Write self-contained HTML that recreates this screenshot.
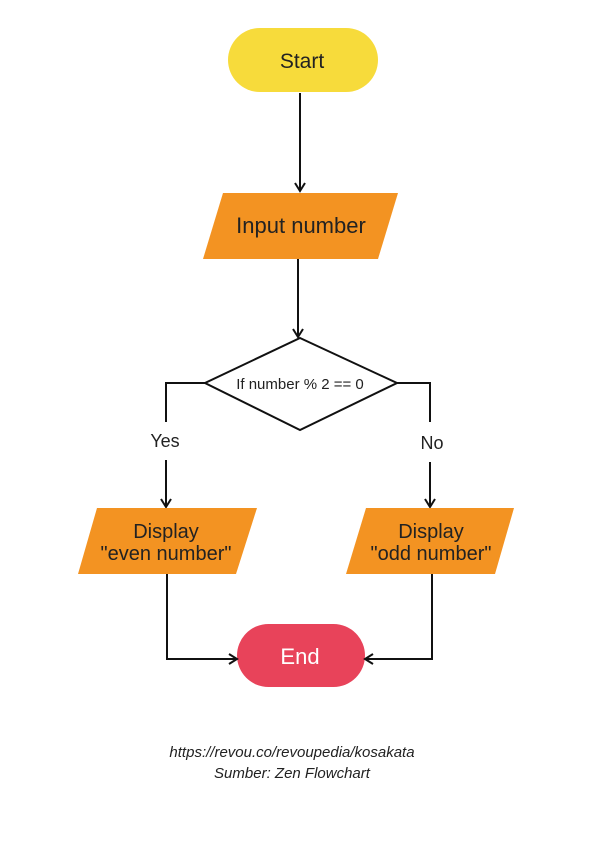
<!DOCTYPE html>
<html><head><meta charset="utf-8"><style>
html,body{margin:0;padding:0;background:#fff;}
svg{display:block}
text{font-family:"Liberation Sans",sans-serif;}
</style></head><body>
<svg width="600" height="848" viewBox="0 0 600 848" xmlns="http://www.w3.org/2000/svg">
<defs><marker id="a" markerWidth="12" markerHeight="12" refX="9" refY="6" orient="auto" markerUnits="userSpaceOnUse"><path d="M1,1 L9,6 L1,11" fill="none" stroke="#111" stroke-width="2"/></marker></defs>
<rect x="228" y="28" width="150" height="64" rx="32" fill="#F7DB3B"/>
<text x="302" y="68" font-size="21" text-anchor="middle" fill="#222">Start</text>
<line x1="300" y1="93" x2="300" y2="191" stroke="#111" stroke-width="2" marker-end="url(#a)"/>
<polygon points="223,193 398,193 378,259 203,259" fill="#F39322"/>
<text x="301" y="233" font-size="22" text-anchor="middle" fill="#222">Input number</text>
<line x1="298" y1="259" x2="298" y2="337" stroke="#111" stroke-width="2" marker-end="url(#a)"/>
<polygon points="300,338 397,383 300,430 205,383" fill="#fff" stroke="#111" stroke-width="2"/>
<text x="300" y="389" font-size="15" text-anchor="middle" fill="#222">If number % 2 == 0</text>
<polyline points="205,383 166,383 166,422" fill="none" stroke="#111" stroke-width="2"/>
<text x="165" y="447" font-size="18" text-anchor="middle" fill="#222">Yes</text>
<line x1="166" y1="460" x2="166" y2="507" stroke="#111" stroke-width="2" marker-end="url(#a)"/>
<polyline points="397,383 430,383 430,422" fill="none" stroke="#111" stroke-width="2"/>
<text x="432" y="449" font-size="18" text-anchor="middle" fill="#222">No</text>
<line x1="430" y1="462" x2="430" y2="507" stroke="#111" stroke-width="2" marker-end="url(#a)"/>
<polygon points="97,508 257,508 236,574 78,574" fill="#F39322"/>
<text x="166" y="538" font-size="20" text-anchor="middle" fill="#222">Display</text>
<text x="166" y="560" font-size="20" text-anchor="middle" fill="#222">"even number"</text>
<polygon points="366,508 514,508 495,574 346,574" fill="#F39322"/>
<text x="431" y="538" font-size="20" text-anchor="middle" fill="#222">Display</text>
<text x="431" y="560" font-size="20" text-anchor="middle" fill="#222">"odd number"</text>
<rect x="237" y="624" width="128" height="63" rx="31.5" fill="#E8435A"/>
<text x="300" y="664" font-size="22" text-anchor="middle" fill="#fff">End</text>
<polyline points="167,574 167,659 237,659" fill="none" stroke="#111" stroke-width="2" marker-end="url(#a)"/>
<polyline points="432,574 432,659 365,659" fill="none" stroke="#111" stroke-width="2" marker-end="url(#a)"/>
<text x="292" y="757" font-size="15" font-style="italic" text-anchor="middle" fill="#222">https://revou.co/revoupedia/kosakata</text>
<text x="292" y="778" font-size="15" font-style="italic" text-anchor="middle" fill="#222">Sumber: Zen Flowchart</text>
</svg>
</body></html>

***

Transcribe the material as is, with images omitted.

Write self-contained HTML that recreates this screenshot.
<!DOCTYPE html>
<html><head><meta charset="utf-8"><style>
html,body{margin:0;padding:0;background:#fff;}
svg{display:block}
text{font-family:"Liberation Sans",sans-serif;}
</style></head><body>
<svg width="600" height="848" viewBox="0 0 600 848" xmlns="http://www.w3.org/2000/svg">
<defs><marker id="a" markerWidth="12" markerHeight="12" refX="9" refY="6" orient="auto" markerUnits="userSpaceOnUse"><path d="M1,1 L9,6 L1,11" fill="none" stroke="#111" stroke-width="2"/></marker></defs>
<rect x="228" y="28" width="150" height="64" rx="32" fill="#F7DB3B"/>
<text x="302" y="68" font-size="21" text-anchor="middle" fill="#222">Start</text>
<line x1="300" y1="93" x2="300" y2="191" stroke="#111" stroke-width="2" marker-end="url(#a)"/>
<polygon points="223,193 398,193 378,259 203,259" fill="#F39322"/>
<text x="301" y="233" font-size="22" text-anchor="middle" fill="#222">Input number</text>
<line x1="298" y1="259" x2="298" y2="337" stroke="#111" stroke-width="2" marker-end="url(#a)"/>
<polygon points="300,338 397,383 300,430 205,383" fill="#fff" stroke="#111" stroke-width="2"/>
<text x="300" y="389" font-size="15" text-anchor="middle" fill="#222">If number % 2 == 0</text>
<polyline points="205,383 166,383 166,422" fill="none" stroke="#111" stroke-width="2"/>
<text x="165" y="447" font-size="18" text-anchor="middle" fill="#222">Yes</text>
<line x1="166" y1="460" x2="166" y2="507" stroke="#111" stroke-width="2" marker-end="url(#a)"/>
<polyline points="397,383 430,383 430,422" fill="none" stroke="#111" stroke-width="2"/>
<text x="432" y="449" font-size="18" text-anchor="middle" fill="#222">No</text>
<line x1="430" y1="462" x2="430" y2="507" stroke="#111" stroke-width="2" marker-end="url(#a)"/>
<polygon points="97,508 257,508 236,574 78,574" fill="#F39322"/>
<text x="166" y="538" font-size="20" text-anchor="middle" fill="#222">Display</text>
<text x="166" y="560" font-size="20" text-anchor="middle" fill="#222">"even number"</text>
<polygon points="366,508 514,508 495,574 346,574" fill="#F39322"/>
<text x="431" y="538" font-size="20" text-anchor="middle" fill="#222">Display</text>
<text x="431" y="560" font-size="20" text-anchor="middle" fill="#222">"odd number"</text>
<rect x="237" y="624" width="128" height="63" rx="31.5" fill="#E8435A"/>
<text x="300" y="664" font-size="22" text-anchor="middle" fill="#fff">End</text>
<polyline points="167,574 167,659 237,659" fill="none" stroke="#111" stroke-width="2" marker-end="url(#a)"/>
<polyline points="432,574 432,659 365,659" fill="none" stroke="#111" stroke-width="2" marker-end="url(#a)"/>
<text x="292" y="757" font-size="15" font-style="italic" text-anchor="middle" fill="#222">https://revou.co/revoupedia/kosakata</text>
<text x="292" y="778" font-size="15" font-style="italic" text-anchor="middle" fill="#222">Sumber: Zen Flowchart</text>
</svg>
</body></html>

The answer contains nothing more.